Городские окраины со времён школьного детства разрослись и сильно переменились. Плещеев ехал по улице Руставели и думал о том, что эту часть города он тоже давненько не посещал. Знакомым повеяло, только когда машина мягко подпрыгнула на переезде и слева показалась церковь.
Сколько раз в детстве Плещеев видел её сквозь окно электрички и узнавал по уродливо погнутому обломку креста, – почему-то всегда под дождём, ветшающую и неухоженную, точно брошенная старуха? Теперь до бывшей развалины добрались хорошие руки. Колокольня отсвечивала нарядной желтизной, маленький купол играл не по-церковному жизнерадостно, отражая последнее сияние дня. Странное дело! В детстве Серёжа Плещеев был пионером, потом комсомольцем и за постепенным разрушением церкви следил без особого душевного трепета: туда, мол, и дорога. И даже теперь, тихо диссоциировав вместе с КПСС, Сергей Петрович не очень следовал велениям времени и не торопился записываться в рьяные демократы и правоверные христиане.
А вот увидел, что вроде бы воспрянула примелькавшаяся церквушка, и неведомо отчего потеплело внутри.
У Плещеева мелькнула даже шальная мысль: а почему не остановиться да не зайти?.. Он не послушался внутреннего голоса и не притормозил.
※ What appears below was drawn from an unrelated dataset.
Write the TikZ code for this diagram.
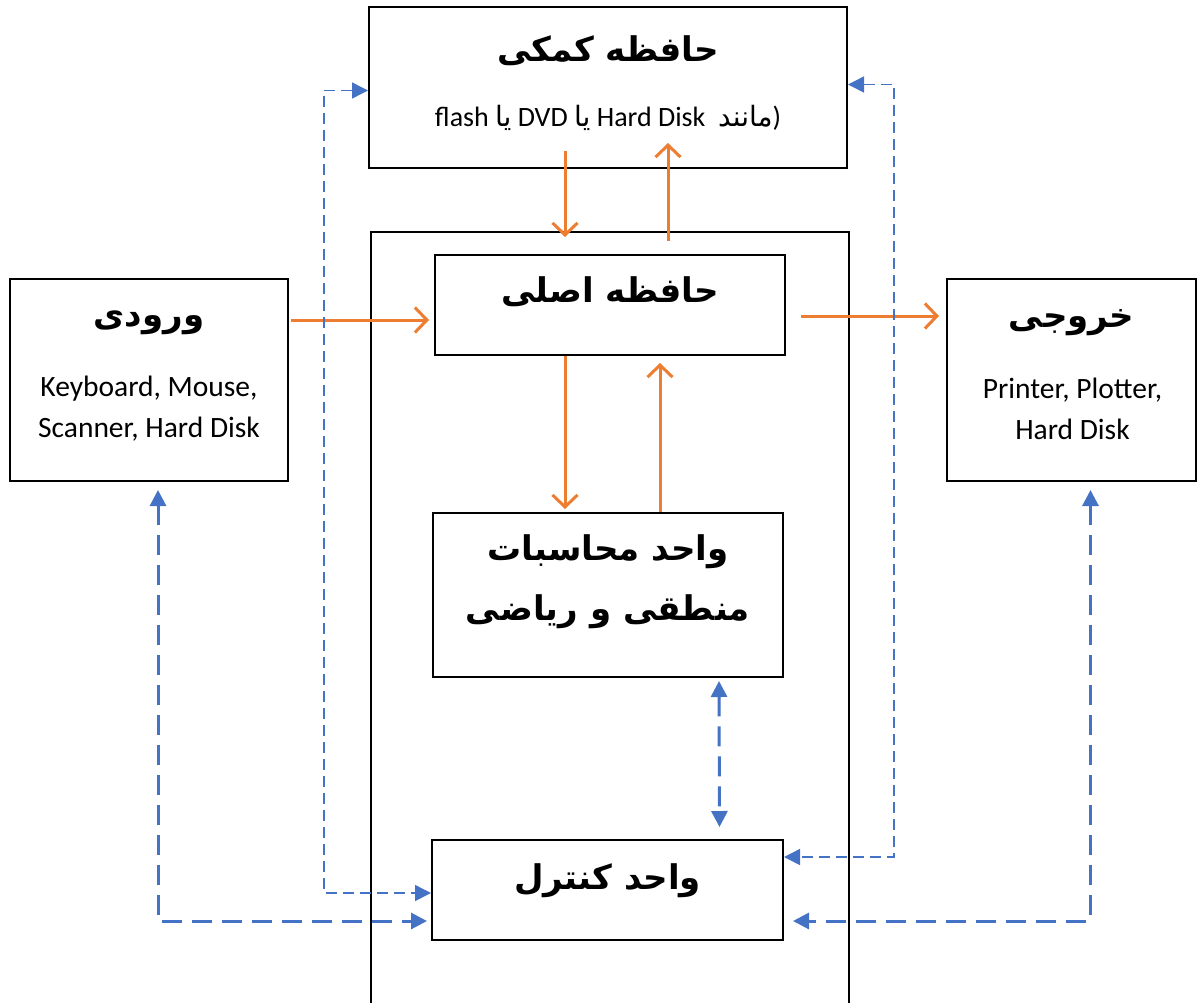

Ощущение какой-то внутренней неловкости удержало его. Он сказал себе, что, во-первых, направляется как бы на не совсем богоугодное дело, а стало быть, и в храм перед этим идти не слишком прилично. Во-вторых, он некрещёный. А в-третьих, просто не знает, в какие часы церквушка открыта.
Сразу три уважительные причины…
И Мурино осталось позади, а Плещеев поехал вперёд, в сгущающуюся темноту. Он вёл машину неторопливо и аккуратно, позволяя спешащим лихачам себя обгонять. Для него с его основательно подпорченным зрением наступало самое пакостное время суток – неопределённые сумерки, когда уже не светло, но ещё окончательно не стемнело. В откровенных потёмках он и то чувствовал себя лучше.
В это время приличным людям полагалось бы возвращаться ДОМОЙ…
Сергей Петрович снова вспомнил Людмилу, и на сердце стало совсем муторно. Он, впрочем, знал: как только он разыщет нужный дом и Даша зажжёт свет на крыльце, это чувство сразу пройдёт.
Свои постоянные интрижки Плещеев вовсе не воспринимал как «настоящие» измены жене. Всерьёз влюбиться в другую, надумать уйти к ней от Людмилы – вот это да, это измена. Ни о чём подобном у него даже и мыслей не возникало. А то, что с ним время от времени приключалось – Господи Боже, да было ли тут вообще о чём говорить?.. По-настоящему он любил только Людмилу и знал, что будет любить её всю свою жизнь, до гробовой доски. Ну а мимолётные увлечения, вызванные здоровым мужским любопытством… увлечения, не касавшиеся души, не затрагивавшие его единственную любовь… Невинные шалости. Игра да и только.
Плещеев отнюдь не был «мужским шовинистом», но порой приходил к выводу: есть кое-что, чего женщинам понять не дано. И почему Люда каждый раз так на него обижалась?..
На подъездах к Кузьмолову он уже верил, что спокойно простил и понял бы супругу, вздумай она последовать его примеру и слегка развлечься на стороне. Уверовать в это было тем легче, что в глубине души Сергей Петрович знал: подобного не произойдёт, потому что не произойдёт никогда. Ибо он тоже был её единственной на всю жизнь любовью. Вот только вкладывала она в это понятие нечто совсем иное, нежели он.
Проехав Кузьмолово, Плещеев вспомнил: где-то здесь, слева по курсу, должно было быть ещё одно приметное место. Они всегда обращали на него внимание, когда папа возил их в Токсово на машине. Шоссе прихотливо вилось между песчаными горушками, покрытыми лесом (у Плещеева даже всплыло в памяти) что по-научному эти горушки назывались вроде бы «камы» и в геологическом плане представляли собой явление чуть ли не уникальное). Так вот, одна довольно крутая горка была сверху донизу лысой, а на самой макушке стояла одинокая сосенка. Не очень большая и по причине полного своего одиночества казавшаяся трагически беззащитной. Серёжин папа как-то сравнил её с девушкой, вечно ждущей заплутавший в море корабль! Серёжа был добрым мальчиком и немедленно захотел, чтобы ожидание кончилось и корабль возвратился.
За двадцать лет он успел подзабыть, где именно стояла памятная сосна, и даже усомнился: до Кузьмолова или после? Может, он её уже проскочил?.. Сергей Петрович начал вглядываться, но всё понапрасну. Солнце село, и притом в тучу. Сентябрьская ночь вступала в свои права.